Deux courtiers successifs : lequel a droit à la commission ?

Un vendeur d’immeubles mandate le courtier n° 1 en vue de lui trouver un acquéreur. En 2006, le courtier présente un acquéreur potentiel, la société A. Par la suite, plusieurs discussions ont lieu quant au prix de l’objet, mais aucun accord n’est trouvé. Au printemps 2009, puis à nouveau en automne 2009 et encore au printemps 2010, le vendeur enjoint le courtier de ne plus rien faire. Il n’y a donc plus de mandat.

À fin janvier 2012, une nouvelle courtière intervient, prépare une nouvelle plaquette et propose cet immeuble à divers contacts. Parmi ceux-ci, la société A, qui répond qu’elle a déjà perdu assez de temps avec cet immeuble et qu’elle n’est plus intéressée par cet objet. La nouvelle courtière (n° 2) insiste, en expliquant qu’elle a des relations privilégiées avec le vendeur. Finalement, la vente se réalise en automne 2012, l’acquéreur étant une société du groupe A.

Le courtier n° 1 revendique alors sa commission pour Fr. 1’296’000.-, que le vendeur refuse de payer. Le tribunal de première instance lui donne tort : il ne subsistait plus aucun lien entre son activité, quelques années auparavant, et la vente, réalisée sur d’autres bases. Il perd également en appel et recourt au Tribunal fédéral (TF)

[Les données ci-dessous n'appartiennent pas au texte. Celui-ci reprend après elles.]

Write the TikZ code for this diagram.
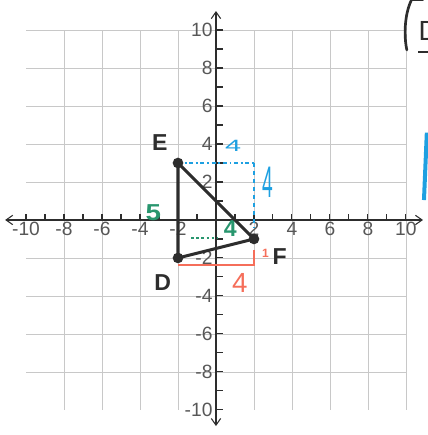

Le TF rappelle la nécessité — pour le courtage de négociation ici en cause mais non pour le courtage de simple indication — d’un lien psychologique entre les efforts du courtier et la décision de l’acquéreur d’acheter (4A_213/2017 du 27 octobre 2017). Ce lien peut subsister malgré la rupture des pourparlers. Mais si les efforts du premier courtier n’ont abouti à aucun résultat et que les pourparlers consécutifs à cette activité ont été définitivement rompus, l’affaire étant finalement faite certes avec le premier intéressé, mais sur des bases toutes nouvelles, ce lien n’existe plus. Il est vrai cependant qu’on est ici en présence d’un simple courtage d’indication, car le courtier n° 1 n’avait pas pour mission de convaincre l’acquéreur. Cela suffit-il à justifier la commission de ce courtier ?

Le TF constate que si la nouvelle courtière (n° 2) n’était pas intervenue, l’affaire ne se serait pas faite. L’acquéreur avait décidé de ne plus s’intéresser à cet objet. Cette volonté négative était même un obstacle au travail de cette courtière n° 2, qui a dû le surmonter grâce à ses liens privilégiés avec le vendeur et à son travail de persuasion, reprenant tout à zéro. Les bases de la nouvelle négociation étaient aussi différentes, tout comme le prix de l’objet. Il y a donc eu 2 périodes très distinctes. L’indication donnée par le courtier n° 1 n’a plus joué de rôle. Le recours est rejeté.

4A_153/2017 du 29.11.2017

Notre commentaire :

La situation est toujours délicate lorsqu’il y a courtages successifs. Elle l’est encore davantage si les deux courtages ne sont que « d’indication » et non de « négociation ». Toutefois, si le premier courtage est uniquement « d’indication » alors que le second courtage est « de négociation », l’enseignement de cet arrêt est qu’on admettra plus facilement la rupture du lien de causalité entre l’activité du premier courtier et la vente. Ce qui est finalement décisif, c’est de savoir ce qui se serait passé si le second courtier n’était pas intervenu : l’immeuble aurait-il été vendu ou non ? Si la réponse est négative, on comprend que le second courtier puisse empocher seul la commission. De plus la chronologie a joué ici un rôle important, plusieurs années s’étant écoulées entre les deux courtages.